Work required
Quote the data exactly, first line to the line containing "zone1_y = [160, 5000, 340, 255, 143, 7680, 158, 298]", with no pictures.

Available records
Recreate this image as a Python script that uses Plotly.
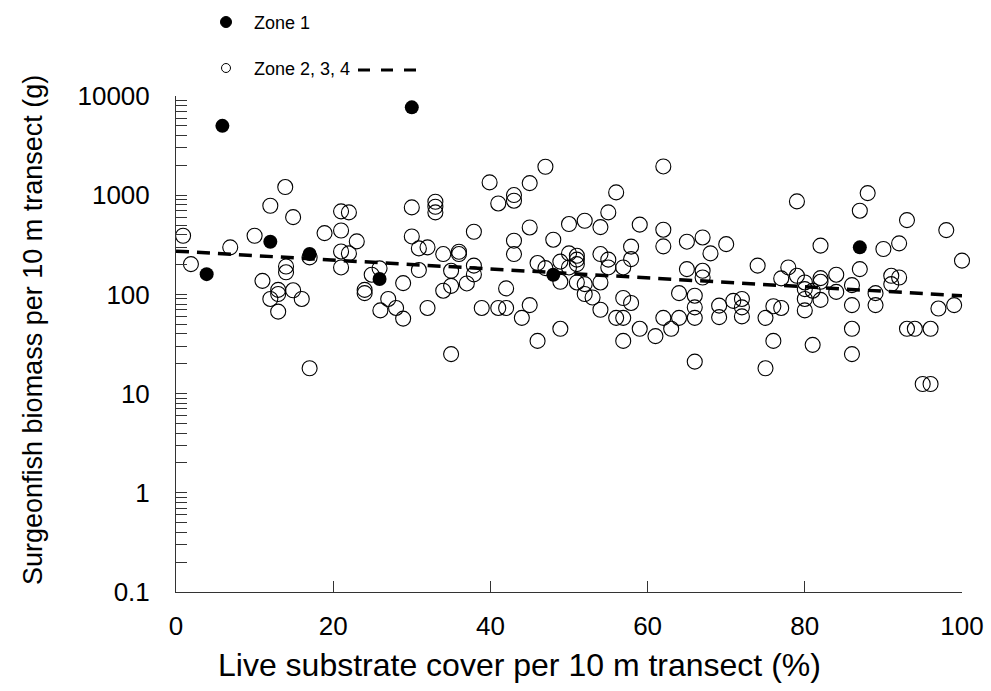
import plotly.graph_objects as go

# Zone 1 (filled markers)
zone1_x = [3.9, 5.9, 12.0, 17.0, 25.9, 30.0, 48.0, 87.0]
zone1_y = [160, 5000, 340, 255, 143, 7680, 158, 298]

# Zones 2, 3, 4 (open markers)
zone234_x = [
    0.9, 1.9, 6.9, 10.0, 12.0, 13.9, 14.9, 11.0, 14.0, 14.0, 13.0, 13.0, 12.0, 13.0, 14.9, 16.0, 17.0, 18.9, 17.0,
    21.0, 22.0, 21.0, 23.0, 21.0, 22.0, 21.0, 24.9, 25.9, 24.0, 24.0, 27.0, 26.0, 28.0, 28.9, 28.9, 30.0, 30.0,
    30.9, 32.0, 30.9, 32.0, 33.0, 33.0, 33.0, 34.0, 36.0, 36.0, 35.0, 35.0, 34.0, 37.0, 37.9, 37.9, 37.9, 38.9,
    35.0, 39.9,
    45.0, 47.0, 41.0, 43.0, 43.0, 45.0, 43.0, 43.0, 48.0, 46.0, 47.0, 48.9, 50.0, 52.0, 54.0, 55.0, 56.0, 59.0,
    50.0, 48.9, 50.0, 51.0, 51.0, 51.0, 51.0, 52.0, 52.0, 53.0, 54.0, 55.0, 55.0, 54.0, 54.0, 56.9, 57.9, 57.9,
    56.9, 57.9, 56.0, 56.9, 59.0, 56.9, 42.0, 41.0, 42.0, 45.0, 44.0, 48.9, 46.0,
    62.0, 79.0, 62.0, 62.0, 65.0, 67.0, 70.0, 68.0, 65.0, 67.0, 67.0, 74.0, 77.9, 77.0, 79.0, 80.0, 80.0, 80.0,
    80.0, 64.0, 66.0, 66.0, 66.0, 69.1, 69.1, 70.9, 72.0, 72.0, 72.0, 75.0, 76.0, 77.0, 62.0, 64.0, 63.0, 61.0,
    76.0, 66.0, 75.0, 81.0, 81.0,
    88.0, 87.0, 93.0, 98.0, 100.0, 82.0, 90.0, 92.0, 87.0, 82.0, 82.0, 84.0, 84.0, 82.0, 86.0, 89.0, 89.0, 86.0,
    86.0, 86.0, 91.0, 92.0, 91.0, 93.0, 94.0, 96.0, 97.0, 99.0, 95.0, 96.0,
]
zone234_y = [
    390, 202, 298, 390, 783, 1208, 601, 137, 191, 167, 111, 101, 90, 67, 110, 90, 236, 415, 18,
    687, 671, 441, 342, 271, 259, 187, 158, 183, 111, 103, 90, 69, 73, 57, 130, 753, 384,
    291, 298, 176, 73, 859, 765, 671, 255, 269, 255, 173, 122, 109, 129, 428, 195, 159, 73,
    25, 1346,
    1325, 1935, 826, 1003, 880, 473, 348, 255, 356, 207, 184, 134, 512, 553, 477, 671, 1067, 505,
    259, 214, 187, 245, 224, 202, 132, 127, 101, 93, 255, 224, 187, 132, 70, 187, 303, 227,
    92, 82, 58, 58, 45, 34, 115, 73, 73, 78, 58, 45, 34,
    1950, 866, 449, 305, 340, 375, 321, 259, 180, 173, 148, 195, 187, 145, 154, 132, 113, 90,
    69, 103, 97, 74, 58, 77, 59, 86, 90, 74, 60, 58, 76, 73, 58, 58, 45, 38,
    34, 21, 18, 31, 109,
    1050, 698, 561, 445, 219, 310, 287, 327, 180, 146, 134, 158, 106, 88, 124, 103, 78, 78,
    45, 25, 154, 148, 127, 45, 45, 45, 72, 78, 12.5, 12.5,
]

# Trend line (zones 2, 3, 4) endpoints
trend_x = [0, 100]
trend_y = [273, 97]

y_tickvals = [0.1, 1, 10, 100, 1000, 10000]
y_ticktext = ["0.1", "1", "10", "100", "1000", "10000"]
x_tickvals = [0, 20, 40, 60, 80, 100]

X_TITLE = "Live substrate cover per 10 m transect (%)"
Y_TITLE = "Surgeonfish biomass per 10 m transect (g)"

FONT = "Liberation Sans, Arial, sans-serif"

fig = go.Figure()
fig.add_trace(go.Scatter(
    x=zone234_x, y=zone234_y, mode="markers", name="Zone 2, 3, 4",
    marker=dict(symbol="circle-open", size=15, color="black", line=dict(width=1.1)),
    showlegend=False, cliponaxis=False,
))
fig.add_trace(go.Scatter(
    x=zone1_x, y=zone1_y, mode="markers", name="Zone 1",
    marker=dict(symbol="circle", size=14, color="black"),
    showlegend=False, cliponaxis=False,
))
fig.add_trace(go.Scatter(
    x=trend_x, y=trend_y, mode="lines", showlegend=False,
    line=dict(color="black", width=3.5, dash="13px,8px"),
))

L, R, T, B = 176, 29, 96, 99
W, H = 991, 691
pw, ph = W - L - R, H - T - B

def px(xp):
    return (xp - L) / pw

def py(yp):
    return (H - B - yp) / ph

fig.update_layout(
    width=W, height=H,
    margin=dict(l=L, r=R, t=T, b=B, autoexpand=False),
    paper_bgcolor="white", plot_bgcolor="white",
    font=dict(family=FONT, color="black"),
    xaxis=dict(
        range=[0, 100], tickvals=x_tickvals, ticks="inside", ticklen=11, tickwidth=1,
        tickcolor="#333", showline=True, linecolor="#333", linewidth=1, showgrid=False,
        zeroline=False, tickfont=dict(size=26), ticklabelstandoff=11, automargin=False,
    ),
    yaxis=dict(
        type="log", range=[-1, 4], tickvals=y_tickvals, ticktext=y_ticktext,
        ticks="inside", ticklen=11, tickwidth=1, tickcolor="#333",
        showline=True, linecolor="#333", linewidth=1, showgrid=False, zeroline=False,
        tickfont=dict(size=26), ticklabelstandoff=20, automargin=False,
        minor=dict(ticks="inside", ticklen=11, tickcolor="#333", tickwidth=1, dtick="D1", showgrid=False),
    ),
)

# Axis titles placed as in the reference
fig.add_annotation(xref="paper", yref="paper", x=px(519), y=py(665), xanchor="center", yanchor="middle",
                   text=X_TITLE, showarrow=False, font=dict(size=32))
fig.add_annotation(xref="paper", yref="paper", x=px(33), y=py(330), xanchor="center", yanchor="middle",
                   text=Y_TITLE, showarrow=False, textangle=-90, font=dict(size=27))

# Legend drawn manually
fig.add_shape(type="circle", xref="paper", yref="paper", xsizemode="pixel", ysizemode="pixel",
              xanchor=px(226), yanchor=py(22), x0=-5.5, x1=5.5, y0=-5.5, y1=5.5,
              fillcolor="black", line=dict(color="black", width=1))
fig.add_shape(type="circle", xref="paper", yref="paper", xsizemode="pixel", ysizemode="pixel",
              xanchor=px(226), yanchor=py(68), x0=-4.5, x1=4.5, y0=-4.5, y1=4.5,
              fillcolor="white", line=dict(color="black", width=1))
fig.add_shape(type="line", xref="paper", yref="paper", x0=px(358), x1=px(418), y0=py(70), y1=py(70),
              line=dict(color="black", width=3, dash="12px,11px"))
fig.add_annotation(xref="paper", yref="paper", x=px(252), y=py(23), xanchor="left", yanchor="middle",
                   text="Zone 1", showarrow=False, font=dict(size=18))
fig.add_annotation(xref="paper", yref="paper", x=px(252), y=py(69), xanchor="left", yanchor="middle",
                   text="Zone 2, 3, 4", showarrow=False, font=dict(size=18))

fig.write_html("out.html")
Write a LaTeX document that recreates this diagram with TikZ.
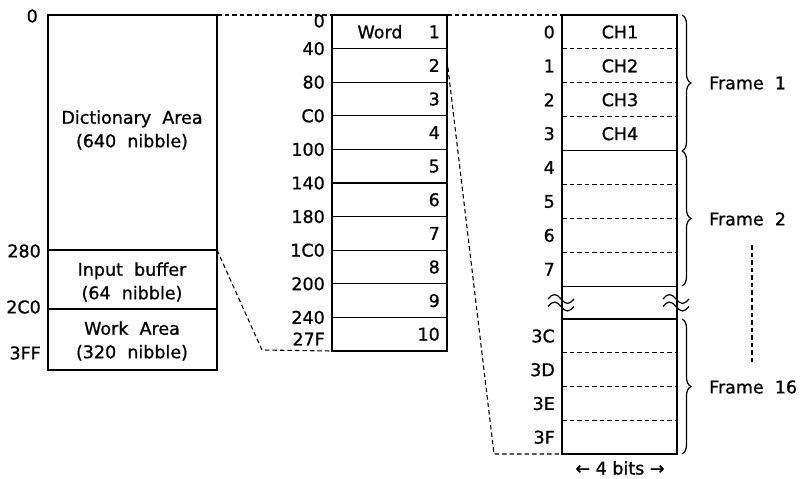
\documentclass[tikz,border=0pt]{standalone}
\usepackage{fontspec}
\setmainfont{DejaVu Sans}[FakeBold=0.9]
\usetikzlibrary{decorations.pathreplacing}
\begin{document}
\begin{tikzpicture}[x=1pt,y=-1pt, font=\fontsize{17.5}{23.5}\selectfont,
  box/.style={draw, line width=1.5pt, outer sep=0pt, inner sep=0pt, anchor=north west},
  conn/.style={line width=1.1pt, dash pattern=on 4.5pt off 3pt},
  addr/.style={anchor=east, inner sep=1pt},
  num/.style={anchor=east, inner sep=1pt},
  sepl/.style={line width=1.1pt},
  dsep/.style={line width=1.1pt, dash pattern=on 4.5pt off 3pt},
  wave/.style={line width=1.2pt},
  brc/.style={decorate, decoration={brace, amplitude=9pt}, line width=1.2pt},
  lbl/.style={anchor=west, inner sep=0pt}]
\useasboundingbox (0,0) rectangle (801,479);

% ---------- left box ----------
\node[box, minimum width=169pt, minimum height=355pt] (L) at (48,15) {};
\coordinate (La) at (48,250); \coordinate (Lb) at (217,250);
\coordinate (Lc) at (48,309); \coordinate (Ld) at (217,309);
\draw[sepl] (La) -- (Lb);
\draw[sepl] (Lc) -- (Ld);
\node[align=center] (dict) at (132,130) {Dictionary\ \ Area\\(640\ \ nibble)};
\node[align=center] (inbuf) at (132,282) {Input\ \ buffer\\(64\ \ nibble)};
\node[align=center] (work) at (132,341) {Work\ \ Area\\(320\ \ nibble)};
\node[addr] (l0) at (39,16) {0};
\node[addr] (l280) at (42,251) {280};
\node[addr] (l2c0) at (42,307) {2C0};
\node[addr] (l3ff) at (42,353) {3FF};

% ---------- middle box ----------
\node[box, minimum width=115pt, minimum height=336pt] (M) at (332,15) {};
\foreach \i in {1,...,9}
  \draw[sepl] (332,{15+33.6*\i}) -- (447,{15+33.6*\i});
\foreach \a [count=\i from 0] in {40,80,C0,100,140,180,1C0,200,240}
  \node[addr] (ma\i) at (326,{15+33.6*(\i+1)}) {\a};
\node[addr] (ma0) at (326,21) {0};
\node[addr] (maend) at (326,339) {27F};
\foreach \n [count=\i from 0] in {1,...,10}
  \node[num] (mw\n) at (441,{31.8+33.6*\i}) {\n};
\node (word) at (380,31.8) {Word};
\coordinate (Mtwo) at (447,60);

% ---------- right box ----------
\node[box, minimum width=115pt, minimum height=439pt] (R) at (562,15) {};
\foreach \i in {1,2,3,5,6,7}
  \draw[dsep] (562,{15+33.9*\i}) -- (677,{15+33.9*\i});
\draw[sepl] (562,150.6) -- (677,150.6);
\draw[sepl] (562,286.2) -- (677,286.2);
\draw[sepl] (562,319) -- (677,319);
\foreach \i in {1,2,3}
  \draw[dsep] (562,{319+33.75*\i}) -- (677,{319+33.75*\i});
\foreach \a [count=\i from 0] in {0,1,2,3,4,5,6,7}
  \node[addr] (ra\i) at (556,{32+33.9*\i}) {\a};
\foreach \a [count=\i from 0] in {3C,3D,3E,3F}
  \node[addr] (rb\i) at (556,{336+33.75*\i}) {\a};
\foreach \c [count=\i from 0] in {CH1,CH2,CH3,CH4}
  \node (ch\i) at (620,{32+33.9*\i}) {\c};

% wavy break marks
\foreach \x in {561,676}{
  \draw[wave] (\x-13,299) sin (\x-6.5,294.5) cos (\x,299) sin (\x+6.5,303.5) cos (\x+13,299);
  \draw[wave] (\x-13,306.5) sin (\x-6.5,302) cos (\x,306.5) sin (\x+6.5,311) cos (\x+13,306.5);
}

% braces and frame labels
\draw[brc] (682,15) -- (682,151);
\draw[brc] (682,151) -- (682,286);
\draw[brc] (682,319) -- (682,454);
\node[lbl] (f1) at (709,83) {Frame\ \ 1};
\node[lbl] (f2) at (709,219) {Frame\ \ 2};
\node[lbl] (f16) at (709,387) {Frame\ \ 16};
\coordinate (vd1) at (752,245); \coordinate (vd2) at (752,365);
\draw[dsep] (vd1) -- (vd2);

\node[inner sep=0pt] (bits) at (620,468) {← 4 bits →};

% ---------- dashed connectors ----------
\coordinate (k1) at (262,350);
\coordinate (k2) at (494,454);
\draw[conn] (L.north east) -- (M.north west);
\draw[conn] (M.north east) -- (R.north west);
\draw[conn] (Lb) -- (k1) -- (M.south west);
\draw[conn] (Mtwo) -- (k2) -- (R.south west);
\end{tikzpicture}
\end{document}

Result for this exercise
Recreate this image as a Python script that uses Plotly.
import plotly.graph_objects as go

# Zone 1 (filled markers)
zone1_x = [3.9, 5.9, 12.0, 17.0, 25.9, 30.0, 48.0, 87.0]
zone1_y = [160, 5000, 340, 255, 143, 7680, 158, 298]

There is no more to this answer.